== Excerpted data

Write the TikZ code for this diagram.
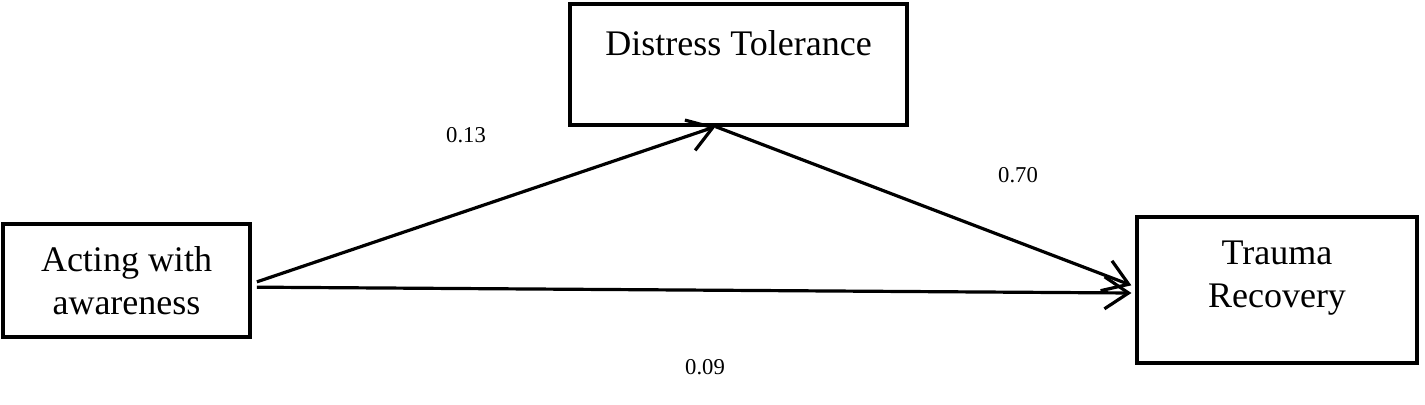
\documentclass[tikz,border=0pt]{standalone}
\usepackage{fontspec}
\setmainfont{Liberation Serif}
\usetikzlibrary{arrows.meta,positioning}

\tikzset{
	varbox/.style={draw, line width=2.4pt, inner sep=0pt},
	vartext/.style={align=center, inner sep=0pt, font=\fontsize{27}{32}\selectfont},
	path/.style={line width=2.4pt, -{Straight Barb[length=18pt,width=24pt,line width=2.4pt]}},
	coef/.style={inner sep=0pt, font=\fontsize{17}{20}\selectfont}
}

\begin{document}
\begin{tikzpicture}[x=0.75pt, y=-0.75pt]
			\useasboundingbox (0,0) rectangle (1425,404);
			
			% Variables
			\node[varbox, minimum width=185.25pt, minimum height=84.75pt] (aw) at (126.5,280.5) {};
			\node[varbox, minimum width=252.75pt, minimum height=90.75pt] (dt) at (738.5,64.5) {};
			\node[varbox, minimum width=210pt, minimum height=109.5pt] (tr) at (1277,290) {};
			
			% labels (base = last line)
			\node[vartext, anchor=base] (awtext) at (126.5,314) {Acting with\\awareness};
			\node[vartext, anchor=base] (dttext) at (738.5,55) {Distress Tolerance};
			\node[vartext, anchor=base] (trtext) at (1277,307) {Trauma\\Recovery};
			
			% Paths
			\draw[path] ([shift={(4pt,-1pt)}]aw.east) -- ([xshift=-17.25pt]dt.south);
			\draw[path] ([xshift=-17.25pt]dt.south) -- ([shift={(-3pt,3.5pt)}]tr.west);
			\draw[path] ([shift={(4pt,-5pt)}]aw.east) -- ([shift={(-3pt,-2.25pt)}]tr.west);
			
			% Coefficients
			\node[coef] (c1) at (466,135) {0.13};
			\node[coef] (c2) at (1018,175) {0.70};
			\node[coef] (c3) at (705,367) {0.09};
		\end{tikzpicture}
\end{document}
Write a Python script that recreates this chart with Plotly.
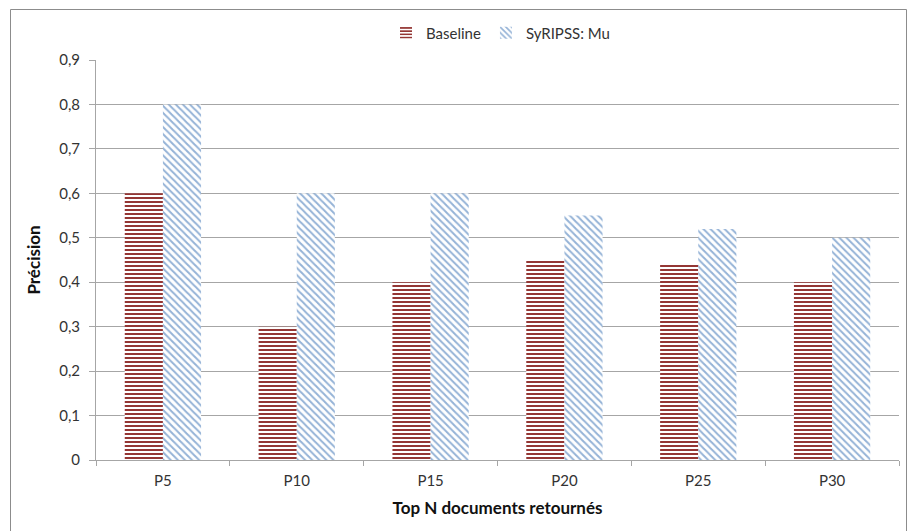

====

### [Task statement]
Quote the entries above word for word. Leave the images out.

### [Written response]
Write the TikZ code for this diagram.
\documentclass[tikz,border=0pt]{standalone}
\usepackage{fontspec}
\setmainfont{Liberation Serif}
\usetikzlibrary{arrows.meta,positioning}

\tikzset{
	varbox/.style={draw, line width=2.4pt, inner sep=0pt},
	vartext/.style={align=center, inner sep=0pt, font=\fontsize{27}{32}\selectfont},
	path/.style={line width=2.4pt, -{Straight Barb[length=18pt,width=24pt,line width=2.4pt]}},
	coef/.style={inner sep=0pt, font=\fontsize{17}{20}\selectfont}
}

\begin{document}
\begin{tikzpicture}[x=0.75pt, y=-0.75pt]
			\useasboundingbox (0,0) rectangle (1425,404);
			
			% Variables
			\node[varbox, minimum width=185.25pt, minimum height=84.75pt] (aw) at (126.5,280.5) {};
			\node[varbox, minimum width=252.75pt, minimum height=90.75pt] (dt) at (738.5,64.5) {};
			\node[varbox, minimum width=210pt, minimum height=109.5pt] (tr) at (1277,290) {};
			
			% labels (base = last line)
			\node[vartext, anchor=base] (awtext) at (126.5,314) {Acting with\\awareness};
			\node[vartext, anchor=base] (dttext) at (738.5,55) {Distress Tolerance};
			\node[vartext, anchor=base] (trtext) at (1277,307) {Trauma\\Recovery};
			
			% Paths
			\draw[path] ([shift={(4pt,-1pt)}]aw.east) -- ([xshift=-17.25pt]dt.south);
			\draw[path] ([xshift=-17.25pt]dt.south) -- ([shift={(-3pt,3.5pt)}]tr.west);
			\draw[path] ([shift={(4pt,-5pt)}]aw.east) -- ([shift={(-3pt,-2.25pt)}]tr.west);
			
			% Coefficients
			\node[coef] (c1) at (466,135) {0.13};
			\node[coef] (c2) at (1018,175) {0.70};
			\node[coef] (c3) at (705,367) {0.09};
		\end{tikzpicture}
\end{document}
Write a Python script that recreates this chart with Plotly.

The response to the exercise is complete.